## Begin Material provided

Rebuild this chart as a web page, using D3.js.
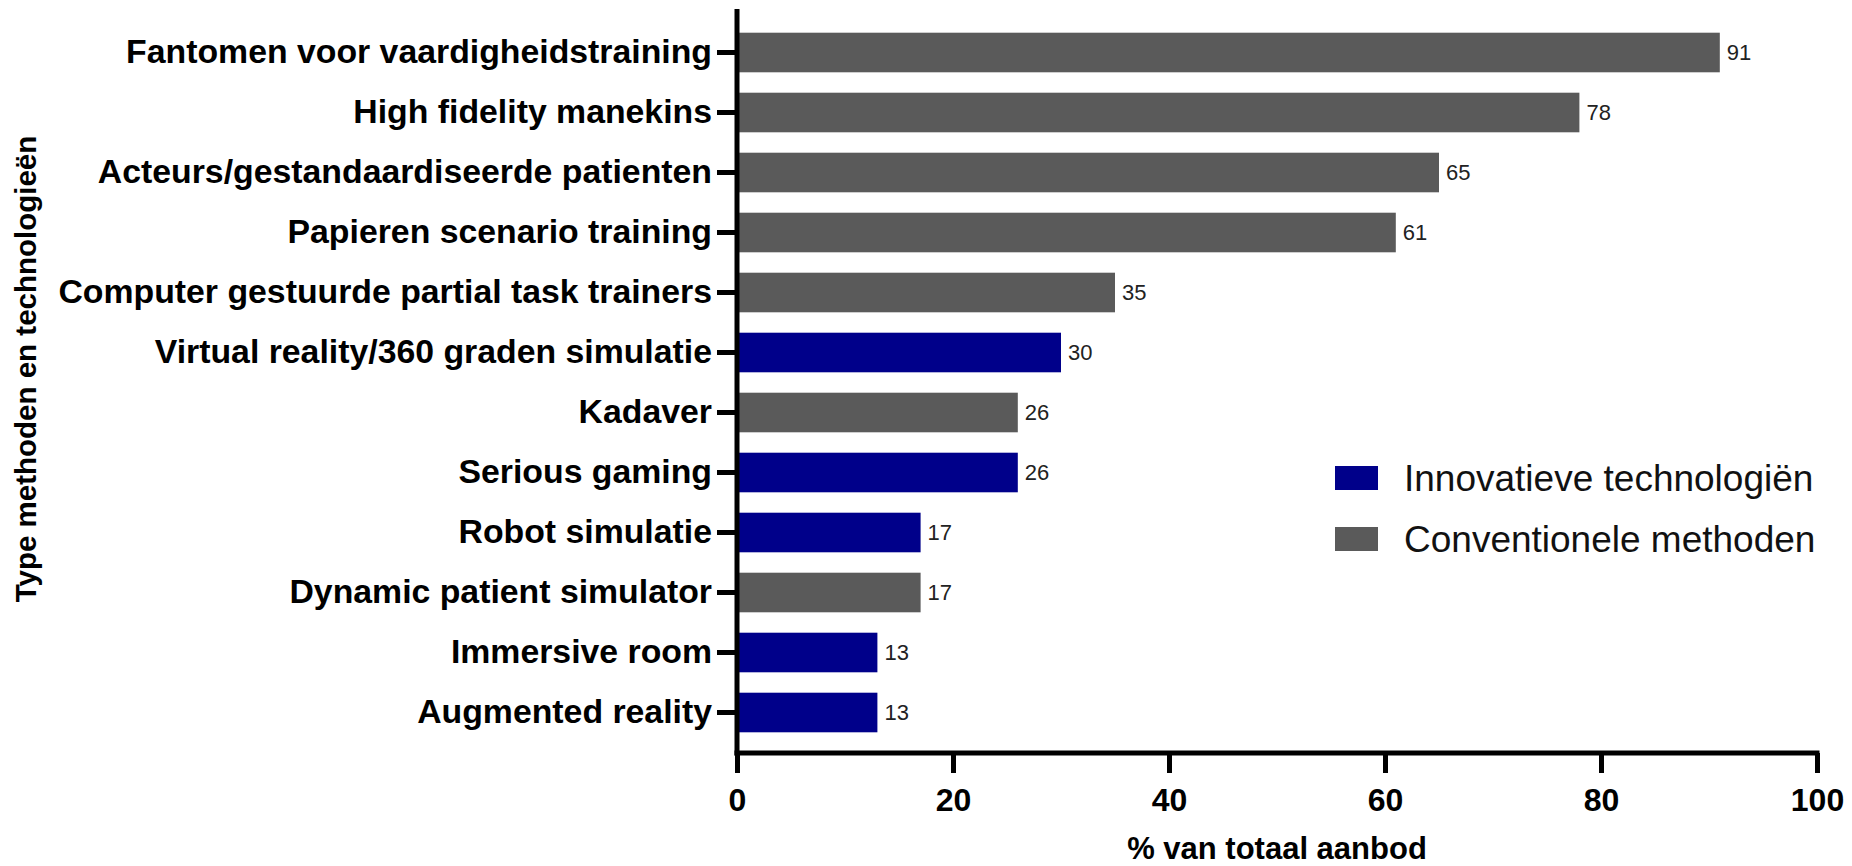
<!DOCTYPE html>
<html>
<head>
<meta charset="utf-8">
<script src="https://cdn.jsdelivr.net/npm/d3@7"></script>
<style>
  html, body { margin: 0; padding: 0; background: #ffffff; }
  svg { display: block; font-family: "Liberation Sans", Arial, sans-serif; }
</style>
</head>
<body>
<svg id="chart" width="1852" height="866"></svg>
<script>
const categories = [
  "Fantomen voor vaardigheidstraining",
  "High fidelity manekins",
  "Acteurs/gestandaardiseerde patienten",
  "Papieren scenario training",
  "Computer gestuurde partial task trainers",
  "Virtual reality/360 graden simulatie",
  "Kadaver",
  "Serious gaming",
  "Robot simulatie",
  "Dynamic patient simulator",
  "Immersive room",
  "Augmented reality"
];
const values = [91, 78, 65, 61, 35, 30, 26, 26, 17, 17, 13, 13];
const groups = ["conv", "conv", "conv", "conv", "conv", "innov", "conv", "innov", "innov", "conv", "innov", "innov"];
const legendKeys = ["innov", "conv"];
const legendLabels = ["Innovatieve technologiën", "Conventionele methoden"];
const xTicks = [0, 20, 40, 60, 80, 100];
const xTitle = "% van totaal aanbod";
const yTitle = "Type methoden en technologieën";

const svg = d3.select("#chart");
const plotLeft = 737, plotRight = 1817, plotTop = 22.5, plotBottom = 742.5, axisY = 753;

const color = d3.scaleOrdinal().domain(legendKeys).range(["#00008a", "#5a5a5a"]);
const x = d3.scaleLinear().domain([0, 100]).range([plotLeft, plotRight]);
const y = d3.scaleBand().domain(categories).range([plotTop, plotBottom]).paddingInner(0.34).paddingOuter(0.17);

// bars
svg.append("g").selectAll("rect").data(categories).join("rect")
  .attr("x", x(0))
  .attr("y", d => y(d))
  .attr("width", (d, i) => x(values[i]) - x(0))
  .attr("height", y.bandwidth())
  .attr("fill", (d, i) => color(groups[i]));

// value labels
svg.append("g").selectAll("text").data(categories).join("text")
  .attr("x", (d, i) => x(values[i]) + 7)
  .attr("y", d => y(d) + y.bandwidth() / 2)
  .attr("dy", "0.35em")
  .attr("font-size", 22)
  .attr("fill", "#222")
  .text((d, i) => values[i]);

// y axis
const yAxis = svg.append("g")
  .attr("transform", `translate(${plotLeft},0)`)
  .call(d3.axisLeft(y).tickSize(20).tickPadding(5));
yAxis.select(".domain").remove();
yAxis.append("line")
  .attr("x1", 0).attr("x2", 0).attr("y1", 9).attr("y2", axisY + 2.5)
  .attr("stroke", "#000").attr("stroke-width", 5);
yAxis.selectAll(".tick line").attr("stroke", "#000").attr("stroke-width", 5);
yAxis.selectAll(".tick text")
  .attr("font-size", 33.8).attr("font-weight", "bold").attr("fill", "#000")
  .attr("font-family", "'Liberation Sans', Arial, sans-serif");

// x axis
const xAxis = svg.append("g")
  .attr("transform", `translate(0,${axisY})`)
  .call(d3.axisBottom(x).tickValues(xTicks).tickSize(20).tickPadding(15));
xAxis.select(".domain").remove();
xAxis.append("line")
  .attr("x1", plotLeft - 2.5).attr("x2", plotRight + 2.5).attr("y1", 0).attr("y2", 0)
  .attr("stroke", "#000").attr("stroke-width", 5);
xAxis.selectAll(".tick line").attr("stroke", "#000").attr("stroke-width", 5);
xAxis.selectAll(".tick text")
  .attr("font-size", 32).attr("font-weight", "bold").attr("fill", "#000")
  .attr("font-family", "'Liberation Sans', Arial, sans-serif");

// axis titles
svg.append("text")
  .attr("x", (plotLeft + plotRight) / 2).attr("y", 859)
  .attr("text-anchor", "middle")
  .attr("font-size", 31).attr("font-weight", "bold").attr("fill", "#000")
  .text(xTitle);

svg.append("text")
  .attr("transform", "translate(36,369) rotate(-90)")
  .attr("text-anchor", "middle")
  .attr("font-size", 29.5).attr("font-weight", "bold").attr("fill", "#000")
  .text(yTitle);

// legend
const legend = svg.append("g").attr("transform", "translate(1335,478)");
const items = legend.selectAll("g").data(legendKeys).join("g")
  .attr("transform", (d, i) => `translate(0,${i * 61})`);
items.append("rect")
  .attr("x", 0).attr("y", -12).attr("width", 43).attr("height", 24)
  .attr("fill", d => color(d));
items.append("text")
  .attr("x", 69).attr("y", 0).attr("dy", "0.35em")
  .attr("font-size", 37).attr("fill", "#111")
  .text((d, i) => legendLabels[i]);
</script>
</body>
</html>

## End Material provided

> [Task prompt]
Omit the pictures and give the material again, exactly and in full.

> [Expected answer]
Rebuild this chart as a web page, using D3.js.
<!DOCTYPE html>
<html>
<head>
<meta charset="utf-8">
<script src="https://cdn.jsdelivr.net/npm/d3@7"></script>
<style>
  html, body { margin: 0; padding: 0; background: #ffffff; }
  svg { display: block; font-family: "Liberation Sans", Arial, sans-serif; }
</style>
</head>
<body>
<svg id="chart" width="1852" height="866"></svg>
<script>
const categories = [
  "Fantomen voor vaardigheidstraining",
  "High fidelity manekins",
  "Acteurs/gestandaardiseerde patienten",
  "Papieren scenario training",
  "Computer gestuurde partial task trainers",
  "Virtual reality/360 graden simulatie",
  "Kadaver",
  "Serious gaming",
  "Robot simulatie",
  "Dynamic patient simulator",
  "Immersive room",
  "Augmented reality"
];
const values = [91, 78, 65, 61, 35, 30, 26, 26, 17, 17, 13, 13];
const groups = ["conv", "conv", "conv", "conv", "conv", "innov", "conv", "innov", "innov", "conv", "innov", "innov"];
const legendKeys = ["innov", "conv"];
const legendLabels = ["Innovatieve technologiën", "Conventionele methoden"];
const xTicks = [0, 20, 40, 60, 80, 100];
const xTitle = "% van totaal aanbod";
const yTitle = "Type methoden en technologieën";

const svg = d3.select("#chart");
const plotLeft = 737, plotRight = 1817, plotTop = 22.5, plotBottom = 742.5, axisY = 753;

const color = d3.scaleOrdinal().domain(legendKeys).range(["#00008a", "#5a5a5a"]);
const x = d3.scaleLinear().domain([0, 100]).range([plotLeft, plotRight]);
const y = d3.scaleBand().domain(categories).range([plotTop, plotBottom]).paddingInner(0.34).paddingOuter(0.17);

// bars
svg.append("g").selectAll("rect").data(categories).join("rect")
  .attr("x", x(0))
  .attr("y", d => y(d))
  .attr("width", (d, i) => x(values[i]) - x(0))
  .attr("height", y.bandwidth())
  .attr("fill", (d, i) => color(groups[i]));

// value labels
svg.append("g").selectAll("text").data(categories).join("text")
  .attr("x", (d, i) => x(values[i]) + 7)
  .attr("y", d => y(d) + y.bandwidth() / 2)
  .attr("dy", "0.35em")
  .attr("font-size", 22)
  .attr("fill", "#222")
  .text((d, i) => values[i]);

// y axis
const yAxis = svg.append("g")
  .attr("transform", `translate(${plotLeft},0)`)
  .call(d3.axisLeft(y).tickSize(20).tickPadding(5));
yAxis.select(".domain").remove();
yAxis.append("line")
  .attr("x1", 0).attr("x2", 0).attr("y1", 9).attr("y2", axisY + 2.5)
  .attr("stroke", "#000").attr("stroke-width", 5);
yAxis.selectAll(".tick line").attr("stroke", "#000").attr("stroke-width", 5);
yAxis.selectAll(".tick text")
  .attr("font-size", 33.8).attr("font-weight", "bold").attr("fill", "#000")
  .attr("font-family", "'Liberation Sans', Arial, sans-serif");

// x axis
const xAxis = svg.append("g")
  .attr("transform", `translate(0,${axisY})`)
  .call(d3.axisBottom(x).tickValues(xTicks).tickSize(20).tickPadding(15));
xAxis.select(".domain").remove();
xAxis.append("line")
  .attr("x1", plotLeft - 2.5).attr("x2", plotRight + 2.5).attr("y1", 0).attr("y2", 0)
  .attr("stroke", "#000").attr("stroke-width", 5);
xAxis.selectAll(".tick line").attr("stroke", "#000").attr("stroke-width", 5);
xAxis.selectAll(".tick text")
  .attr("font-size", 32).attr("font-weight", "bold").attr("fill", "#000")
  .attr("font-family", "'Liberation Sans', Arial, sans-serif");

// axis titles
svg.append("text")
  .attr("x", (plotLeft + plotRight) / 2).attr("y", 859)
  .attr("text-anchor", "middle")
  .attr("font-size", 31).attr("font-weight", "bold").attr("fill", "#000")
  .text(xTitle);

svg.append("text")
  .attr("transform", "translate(36,369) rotate(-90)")
  .attr("text-anchor", "middle")
  .attr("font-size", 29.5).attr("font-weight", "bold").attr("fill", "#000")
  .text(yTitle);

// legend
const legend = svg.append("g").attr("transform", "translate(1335,478)");
const items = legend.selectAll("g").data(legendKeys).join("g")
  .attr("transform", (d, i) => `translate(0,${i * 61})`);
items.append("rect")
  .attr("x", 0).attr("y", -12).attr("width", 43).attr("height", 24)
  .attr("fill", d => color(d));
items.append("text")
  .attr("x", 69).attr("y", 0).attr("dy", "0.35em")
  .attr("font-size", 37).attr("fill", "#111")
  .text((d, i) => legendLabels[i]);
</script>
</body>
</html>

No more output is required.